はじめに
いま、物忘れを心配する中高年の方々が多くなっています。しまい忘れや置き忘れ、知り合いの名前が出てこないなどの物忘れがみられると、認知症(以前は痴呆症と呼称されていましたが、この医学用語は偏見を招くとの理由から、二○○四年一二月に認知症と改称されています)になったのではないかと心配される方々はとても多いと思います。
厚生労働白書(平成一七年版)によれば、二○○二年に約一五○万人だった認知症高齢者は、二○一五年には二五○万人、二○二五年には三二三万人にのぼると推計されています。大幅な増加が予測されているのです。
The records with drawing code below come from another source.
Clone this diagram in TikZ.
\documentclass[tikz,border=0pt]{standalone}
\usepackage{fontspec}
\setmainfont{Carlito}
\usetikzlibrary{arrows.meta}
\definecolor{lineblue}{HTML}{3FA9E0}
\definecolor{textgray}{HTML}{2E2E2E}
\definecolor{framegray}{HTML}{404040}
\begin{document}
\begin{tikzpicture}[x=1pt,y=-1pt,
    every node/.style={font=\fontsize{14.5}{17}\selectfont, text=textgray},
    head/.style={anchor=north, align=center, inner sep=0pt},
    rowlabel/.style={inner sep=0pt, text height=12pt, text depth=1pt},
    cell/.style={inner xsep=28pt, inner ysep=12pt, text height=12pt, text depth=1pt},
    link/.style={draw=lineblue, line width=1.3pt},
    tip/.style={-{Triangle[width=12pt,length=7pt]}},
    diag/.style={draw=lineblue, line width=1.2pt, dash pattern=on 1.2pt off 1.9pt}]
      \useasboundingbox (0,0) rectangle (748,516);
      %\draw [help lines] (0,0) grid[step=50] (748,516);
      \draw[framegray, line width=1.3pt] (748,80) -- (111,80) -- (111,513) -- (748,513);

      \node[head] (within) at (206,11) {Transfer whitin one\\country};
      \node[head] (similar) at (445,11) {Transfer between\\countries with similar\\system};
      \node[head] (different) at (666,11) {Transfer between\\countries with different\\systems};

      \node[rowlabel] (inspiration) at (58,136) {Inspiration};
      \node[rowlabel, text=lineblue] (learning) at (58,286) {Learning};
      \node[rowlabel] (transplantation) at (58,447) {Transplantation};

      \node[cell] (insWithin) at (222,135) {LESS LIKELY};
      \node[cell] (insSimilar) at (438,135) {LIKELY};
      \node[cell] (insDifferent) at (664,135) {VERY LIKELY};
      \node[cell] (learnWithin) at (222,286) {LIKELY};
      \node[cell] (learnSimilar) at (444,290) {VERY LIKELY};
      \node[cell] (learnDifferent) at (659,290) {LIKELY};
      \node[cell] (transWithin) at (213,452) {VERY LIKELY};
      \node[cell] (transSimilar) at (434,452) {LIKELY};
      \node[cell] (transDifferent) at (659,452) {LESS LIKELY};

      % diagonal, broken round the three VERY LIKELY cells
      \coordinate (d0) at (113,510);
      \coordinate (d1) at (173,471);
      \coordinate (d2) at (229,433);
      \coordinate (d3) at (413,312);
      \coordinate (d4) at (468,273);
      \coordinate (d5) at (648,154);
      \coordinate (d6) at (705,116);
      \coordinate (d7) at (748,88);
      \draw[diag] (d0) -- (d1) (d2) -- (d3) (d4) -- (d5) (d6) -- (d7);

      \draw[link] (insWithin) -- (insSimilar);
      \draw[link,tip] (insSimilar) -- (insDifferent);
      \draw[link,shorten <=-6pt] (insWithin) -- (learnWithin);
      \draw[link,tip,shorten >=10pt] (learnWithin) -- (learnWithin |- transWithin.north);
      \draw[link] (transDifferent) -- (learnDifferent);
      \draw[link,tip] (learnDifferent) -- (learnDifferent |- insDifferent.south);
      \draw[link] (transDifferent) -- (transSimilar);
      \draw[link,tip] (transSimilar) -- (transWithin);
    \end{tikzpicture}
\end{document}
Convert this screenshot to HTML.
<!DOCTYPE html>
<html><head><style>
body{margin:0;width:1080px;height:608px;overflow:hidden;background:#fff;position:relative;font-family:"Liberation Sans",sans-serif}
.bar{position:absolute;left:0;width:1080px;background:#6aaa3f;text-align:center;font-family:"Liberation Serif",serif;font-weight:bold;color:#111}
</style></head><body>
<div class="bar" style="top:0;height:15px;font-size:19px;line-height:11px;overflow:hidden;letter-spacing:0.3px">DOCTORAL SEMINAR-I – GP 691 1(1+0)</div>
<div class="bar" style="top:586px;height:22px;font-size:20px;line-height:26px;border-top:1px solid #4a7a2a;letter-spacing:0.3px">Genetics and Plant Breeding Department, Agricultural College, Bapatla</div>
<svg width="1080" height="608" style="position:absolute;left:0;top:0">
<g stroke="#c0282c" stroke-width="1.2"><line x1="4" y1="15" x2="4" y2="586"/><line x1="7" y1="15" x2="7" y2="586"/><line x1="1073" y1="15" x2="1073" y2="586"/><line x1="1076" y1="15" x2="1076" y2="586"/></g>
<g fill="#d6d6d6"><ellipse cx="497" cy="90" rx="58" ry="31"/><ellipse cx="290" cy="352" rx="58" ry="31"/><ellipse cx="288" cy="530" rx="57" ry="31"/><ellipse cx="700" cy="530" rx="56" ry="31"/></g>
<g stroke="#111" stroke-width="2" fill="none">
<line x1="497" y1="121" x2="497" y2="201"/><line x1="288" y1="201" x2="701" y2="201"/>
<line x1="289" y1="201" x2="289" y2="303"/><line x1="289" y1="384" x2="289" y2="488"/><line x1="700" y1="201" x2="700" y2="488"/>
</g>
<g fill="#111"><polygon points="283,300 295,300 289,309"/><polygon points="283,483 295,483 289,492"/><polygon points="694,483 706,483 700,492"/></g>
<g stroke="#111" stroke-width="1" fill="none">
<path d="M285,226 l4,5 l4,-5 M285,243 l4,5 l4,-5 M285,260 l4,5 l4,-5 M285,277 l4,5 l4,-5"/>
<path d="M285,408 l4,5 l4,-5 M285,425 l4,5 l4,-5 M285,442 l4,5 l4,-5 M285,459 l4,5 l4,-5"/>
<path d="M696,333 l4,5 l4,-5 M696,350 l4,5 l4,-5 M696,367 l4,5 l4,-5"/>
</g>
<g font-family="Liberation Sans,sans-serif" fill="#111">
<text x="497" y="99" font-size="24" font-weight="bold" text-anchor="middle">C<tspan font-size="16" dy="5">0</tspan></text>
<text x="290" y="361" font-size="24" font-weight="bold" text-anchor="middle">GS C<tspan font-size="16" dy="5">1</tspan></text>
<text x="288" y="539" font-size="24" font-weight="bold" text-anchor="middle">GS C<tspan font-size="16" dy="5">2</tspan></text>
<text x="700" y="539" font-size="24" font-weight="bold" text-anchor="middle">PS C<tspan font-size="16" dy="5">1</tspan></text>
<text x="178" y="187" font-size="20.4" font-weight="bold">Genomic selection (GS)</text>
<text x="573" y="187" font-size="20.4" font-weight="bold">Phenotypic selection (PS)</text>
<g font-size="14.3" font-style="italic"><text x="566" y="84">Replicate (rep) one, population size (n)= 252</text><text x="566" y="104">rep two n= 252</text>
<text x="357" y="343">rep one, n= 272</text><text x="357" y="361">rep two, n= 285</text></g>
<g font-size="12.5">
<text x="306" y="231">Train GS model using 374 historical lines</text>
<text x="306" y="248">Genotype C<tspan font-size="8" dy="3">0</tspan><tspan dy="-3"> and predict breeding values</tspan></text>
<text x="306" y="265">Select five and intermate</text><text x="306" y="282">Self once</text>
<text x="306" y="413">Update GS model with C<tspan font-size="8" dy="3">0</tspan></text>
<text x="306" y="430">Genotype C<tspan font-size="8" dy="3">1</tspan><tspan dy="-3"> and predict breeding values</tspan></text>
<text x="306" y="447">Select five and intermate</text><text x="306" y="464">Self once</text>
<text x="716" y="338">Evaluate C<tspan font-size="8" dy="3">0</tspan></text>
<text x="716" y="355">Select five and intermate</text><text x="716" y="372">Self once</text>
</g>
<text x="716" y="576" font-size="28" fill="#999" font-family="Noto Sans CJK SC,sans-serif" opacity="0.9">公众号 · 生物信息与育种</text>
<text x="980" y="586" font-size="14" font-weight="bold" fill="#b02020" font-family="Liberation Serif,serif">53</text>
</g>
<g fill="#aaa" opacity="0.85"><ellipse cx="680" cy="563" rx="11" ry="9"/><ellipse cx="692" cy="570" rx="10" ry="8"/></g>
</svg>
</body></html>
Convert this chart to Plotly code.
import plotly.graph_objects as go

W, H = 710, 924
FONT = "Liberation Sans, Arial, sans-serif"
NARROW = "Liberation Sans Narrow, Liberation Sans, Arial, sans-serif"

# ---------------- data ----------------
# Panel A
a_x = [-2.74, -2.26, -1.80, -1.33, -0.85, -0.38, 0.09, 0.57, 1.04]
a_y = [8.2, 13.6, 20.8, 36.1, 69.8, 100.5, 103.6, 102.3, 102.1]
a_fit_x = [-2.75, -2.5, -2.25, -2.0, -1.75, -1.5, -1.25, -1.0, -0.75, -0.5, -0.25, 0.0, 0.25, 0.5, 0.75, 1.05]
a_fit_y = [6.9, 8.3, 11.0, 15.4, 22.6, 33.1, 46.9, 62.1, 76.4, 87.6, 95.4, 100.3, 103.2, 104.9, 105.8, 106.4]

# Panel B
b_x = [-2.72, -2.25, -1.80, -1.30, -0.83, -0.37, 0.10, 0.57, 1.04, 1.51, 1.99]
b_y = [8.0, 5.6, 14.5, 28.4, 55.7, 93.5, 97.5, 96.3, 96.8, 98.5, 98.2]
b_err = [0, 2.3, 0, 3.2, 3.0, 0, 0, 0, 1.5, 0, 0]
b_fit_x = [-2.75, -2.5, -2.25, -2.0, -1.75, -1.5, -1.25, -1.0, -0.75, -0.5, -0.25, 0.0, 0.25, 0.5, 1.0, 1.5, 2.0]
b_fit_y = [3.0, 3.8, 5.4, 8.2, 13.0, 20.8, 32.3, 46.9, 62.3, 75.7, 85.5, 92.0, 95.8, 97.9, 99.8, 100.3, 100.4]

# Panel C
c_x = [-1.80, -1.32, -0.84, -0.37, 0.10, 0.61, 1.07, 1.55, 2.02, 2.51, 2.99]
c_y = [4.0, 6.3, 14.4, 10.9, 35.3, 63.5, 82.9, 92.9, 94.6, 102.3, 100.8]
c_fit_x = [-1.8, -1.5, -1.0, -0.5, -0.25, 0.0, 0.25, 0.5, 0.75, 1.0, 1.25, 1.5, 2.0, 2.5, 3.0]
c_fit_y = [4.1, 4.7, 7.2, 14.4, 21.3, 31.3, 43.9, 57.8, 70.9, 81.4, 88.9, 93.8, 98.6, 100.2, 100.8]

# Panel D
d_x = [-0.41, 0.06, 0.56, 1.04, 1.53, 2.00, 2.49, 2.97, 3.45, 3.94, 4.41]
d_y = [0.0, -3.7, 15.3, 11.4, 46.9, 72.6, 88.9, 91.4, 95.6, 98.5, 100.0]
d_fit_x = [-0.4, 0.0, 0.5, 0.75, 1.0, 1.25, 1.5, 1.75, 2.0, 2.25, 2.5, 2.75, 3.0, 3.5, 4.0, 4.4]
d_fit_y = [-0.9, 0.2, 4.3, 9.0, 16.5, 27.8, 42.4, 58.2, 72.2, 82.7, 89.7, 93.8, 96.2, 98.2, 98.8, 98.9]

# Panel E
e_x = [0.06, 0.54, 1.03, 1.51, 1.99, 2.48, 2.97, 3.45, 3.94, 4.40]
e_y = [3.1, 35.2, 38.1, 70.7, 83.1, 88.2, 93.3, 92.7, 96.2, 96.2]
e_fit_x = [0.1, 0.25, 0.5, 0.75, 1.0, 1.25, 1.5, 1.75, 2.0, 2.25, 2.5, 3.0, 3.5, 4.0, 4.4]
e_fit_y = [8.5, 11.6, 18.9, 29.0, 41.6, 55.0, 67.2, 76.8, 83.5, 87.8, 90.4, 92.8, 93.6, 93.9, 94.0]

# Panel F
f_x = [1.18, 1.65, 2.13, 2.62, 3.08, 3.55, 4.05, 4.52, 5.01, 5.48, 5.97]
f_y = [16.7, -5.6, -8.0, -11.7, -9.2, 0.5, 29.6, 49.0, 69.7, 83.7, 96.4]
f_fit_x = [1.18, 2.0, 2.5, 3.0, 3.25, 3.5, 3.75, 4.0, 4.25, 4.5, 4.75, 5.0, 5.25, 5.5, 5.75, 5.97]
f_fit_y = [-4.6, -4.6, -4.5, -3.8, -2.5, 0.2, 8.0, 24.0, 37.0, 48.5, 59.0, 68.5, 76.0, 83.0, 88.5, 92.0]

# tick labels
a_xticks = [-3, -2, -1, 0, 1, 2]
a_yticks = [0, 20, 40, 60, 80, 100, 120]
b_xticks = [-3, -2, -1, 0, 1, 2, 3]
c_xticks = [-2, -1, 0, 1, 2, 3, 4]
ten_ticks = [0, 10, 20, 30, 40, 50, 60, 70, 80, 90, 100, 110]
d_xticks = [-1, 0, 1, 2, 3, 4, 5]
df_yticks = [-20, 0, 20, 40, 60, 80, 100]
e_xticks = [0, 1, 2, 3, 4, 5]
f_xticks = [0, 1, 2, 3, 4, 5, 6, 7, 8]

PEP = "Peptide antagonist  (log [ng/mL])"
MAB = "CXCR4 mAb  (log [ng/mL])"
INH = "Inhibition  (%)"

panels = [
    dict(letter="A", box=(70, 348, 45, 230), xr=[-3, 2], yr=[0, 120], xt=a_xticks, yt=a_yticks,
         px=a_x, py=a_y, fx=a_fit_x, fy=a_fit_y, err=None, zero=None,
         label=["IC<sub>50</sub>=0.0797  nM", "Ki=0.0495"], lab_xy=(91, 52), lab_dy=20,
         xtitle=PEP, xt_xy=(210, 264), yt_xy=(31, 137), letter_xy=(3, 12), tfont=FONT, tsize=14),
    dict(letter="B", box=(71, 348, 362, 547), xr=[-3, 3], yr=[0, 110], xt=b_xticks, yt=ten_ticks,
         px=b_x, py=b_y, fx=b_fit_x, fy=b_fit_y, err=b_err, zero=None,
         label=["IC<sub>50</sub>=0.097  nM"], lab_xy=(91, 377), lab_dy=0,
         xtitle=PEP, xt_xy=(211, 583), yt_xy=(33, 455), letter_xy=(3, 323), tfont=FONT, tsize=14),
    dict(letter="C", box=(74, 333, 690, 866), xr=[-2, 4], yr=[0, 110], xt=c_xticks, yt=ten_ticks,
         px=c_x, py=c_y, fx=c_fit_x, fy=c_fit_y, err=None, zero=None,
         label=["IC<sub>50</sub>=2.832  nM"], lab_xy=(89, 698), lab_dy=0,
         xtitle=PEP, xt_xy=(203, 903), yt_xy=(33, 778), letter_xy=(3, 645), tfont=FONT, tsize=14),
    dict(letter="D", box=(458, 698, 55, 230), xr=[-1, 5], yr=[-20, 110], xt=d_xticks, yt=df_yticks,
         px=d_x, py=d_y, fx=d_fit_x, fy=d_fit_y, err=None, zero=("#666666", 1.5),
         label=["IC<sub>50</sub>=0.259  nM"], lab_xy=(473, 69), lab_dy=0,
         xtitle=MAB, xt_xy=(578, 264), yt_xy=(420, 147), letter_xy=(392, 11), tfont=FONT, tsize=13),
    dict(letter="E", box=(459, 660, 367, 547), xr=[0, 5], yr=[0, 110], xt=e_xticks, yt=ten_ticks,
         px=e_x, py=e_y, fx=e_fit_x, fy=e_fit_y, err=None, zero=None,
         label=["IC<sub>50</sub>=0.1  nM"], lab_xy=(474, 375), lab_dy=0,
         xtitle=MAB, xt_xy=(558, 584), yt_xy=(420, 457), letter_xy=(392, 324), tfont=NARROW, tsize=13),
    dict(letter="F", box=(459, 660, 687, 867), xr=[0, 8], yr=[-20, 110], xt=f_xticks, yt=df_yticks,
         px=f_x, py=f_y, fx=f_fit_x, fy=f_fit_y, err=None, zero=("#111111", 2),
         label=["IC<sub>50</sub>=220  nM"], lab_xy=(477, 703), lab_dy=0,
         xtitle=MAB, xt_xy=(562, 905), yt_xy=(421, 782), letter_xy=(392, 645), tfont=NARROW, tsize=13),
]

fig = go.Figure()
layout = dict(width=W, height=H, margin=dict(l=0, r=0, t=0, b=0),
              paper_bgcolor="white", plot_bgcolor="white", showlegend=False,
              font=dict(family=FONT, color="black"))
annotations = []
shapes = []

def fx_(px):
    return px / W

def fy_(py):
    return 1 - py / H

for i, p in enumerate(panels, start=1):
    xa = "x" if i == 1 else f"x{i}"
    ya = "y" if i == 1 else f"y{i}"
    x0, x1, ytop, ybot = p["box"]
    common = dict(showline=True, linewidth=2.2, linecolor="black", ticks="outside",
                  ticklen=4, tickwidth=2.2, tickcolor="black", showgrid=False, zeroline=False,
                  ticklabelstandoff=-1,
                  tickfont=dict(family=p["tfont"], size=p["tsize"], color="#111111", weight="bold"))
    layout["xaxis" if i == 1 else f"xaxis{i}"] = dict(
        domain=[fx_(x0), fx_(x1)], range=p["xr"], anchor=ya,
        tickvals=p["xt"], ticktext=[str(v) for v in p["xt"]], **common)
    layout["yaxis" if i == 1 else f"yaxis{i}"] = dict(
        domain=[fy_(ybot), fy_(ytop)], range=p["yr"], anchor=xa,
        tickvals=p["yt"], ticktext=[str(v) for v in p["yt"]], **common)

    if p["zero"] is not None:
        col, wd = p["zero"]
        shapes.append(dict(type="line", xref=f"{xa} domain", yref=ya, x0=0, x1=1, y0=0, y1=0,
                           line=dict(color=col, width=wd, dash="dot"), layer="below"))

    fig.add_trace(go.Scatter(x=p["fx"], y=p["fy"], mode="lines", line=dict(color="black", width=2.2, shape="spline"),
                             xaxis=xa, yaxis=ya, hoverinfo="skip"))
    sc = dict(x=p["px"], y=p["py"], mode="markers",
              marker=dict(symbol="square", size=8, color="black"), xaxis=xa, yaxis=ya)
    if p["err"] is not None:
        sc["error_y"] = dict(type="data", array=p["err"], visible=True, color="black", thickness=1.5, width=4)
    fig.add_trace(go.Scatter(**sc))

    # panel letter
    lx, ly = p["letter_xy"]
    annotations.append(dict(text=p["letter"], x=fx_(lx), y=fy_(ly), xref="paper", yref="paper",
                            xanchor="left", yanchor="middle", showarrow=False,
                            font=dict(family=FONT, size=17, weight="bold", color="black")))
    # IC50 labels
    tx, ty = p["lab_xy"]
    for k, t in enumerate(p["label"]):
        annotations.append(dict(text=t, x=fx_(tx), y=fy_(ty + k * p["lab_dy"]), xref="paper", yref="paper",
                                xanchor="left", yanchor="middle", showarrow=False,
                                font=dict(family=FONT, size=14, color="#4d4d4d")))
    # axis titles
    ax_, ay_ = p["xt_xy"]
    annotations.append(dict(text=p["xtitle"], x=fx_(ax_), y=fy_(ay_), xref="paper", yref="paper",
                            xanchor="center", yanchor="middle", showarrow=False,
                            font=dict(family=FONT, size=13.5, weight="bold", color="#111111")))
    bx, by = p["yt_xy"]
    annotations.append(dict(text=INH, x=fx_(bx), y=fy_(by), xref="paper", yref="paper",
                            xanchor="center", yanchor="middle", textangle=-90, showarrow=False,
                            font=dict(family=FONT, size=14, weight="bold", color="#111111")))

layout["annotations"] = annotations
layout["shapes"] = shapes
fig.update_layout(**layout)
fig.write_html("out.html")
一方で、認知症に関する情報は、テレビや新聞など、さまざまなメディアで氾濫しています。こうすれば認知症は予防できる、認知症の最新予防法、挙げ句の果てには認知症が治ったなどの主旨で、不正確な情報が提供されていることも少なくありません。たしかに、甘い話に飛びつきたくなるのは、私たちの正直な気持ちかもしれません。しかし、認知症診療に携わる医師の一人として、不正確な情報が氾濫している現状には大きな危惧を感じています。
筆者が開設している物忘れ外来に患者さんを連れてこられるご家族のなかで、一○人に一人のご家族が、「認知症とアルツハイマー病は同じですか?」「認知症とアルツハイマー病は違う病気ですか?」と質問されます。これは、認知症に関するキャンペーンが世の中でこれほどさかんに行われているのに、認知症とアルツハイマー病がどういう関係なのかについて十分に理解が進んでいないことを示しています。物忘れ外来でアルツハイマー病ですと診断すると、連れてきたご家族のなかには、「年をとれば、みんなアルツハイマー病になるんだから仕方ないですね」とおっしゃる方もいます。
長年にわたって物忘れ外来で診療してきた医師として、認知症に関する不適切な情報があまりにもたくさん世の中に流布していること、認知症やアルツハイマー病という病気が十分には理解されていないことを痛感する毎日です。
本書を書く動機となったのは、認知症についての正しい知識を多くの人々にもっていただきたいと考えたからです。口当たりのよい甘い話ではなく、現在の医学でわかっていることを読者のみなさんに正しく理解していただきたいと考え、本書を書きました。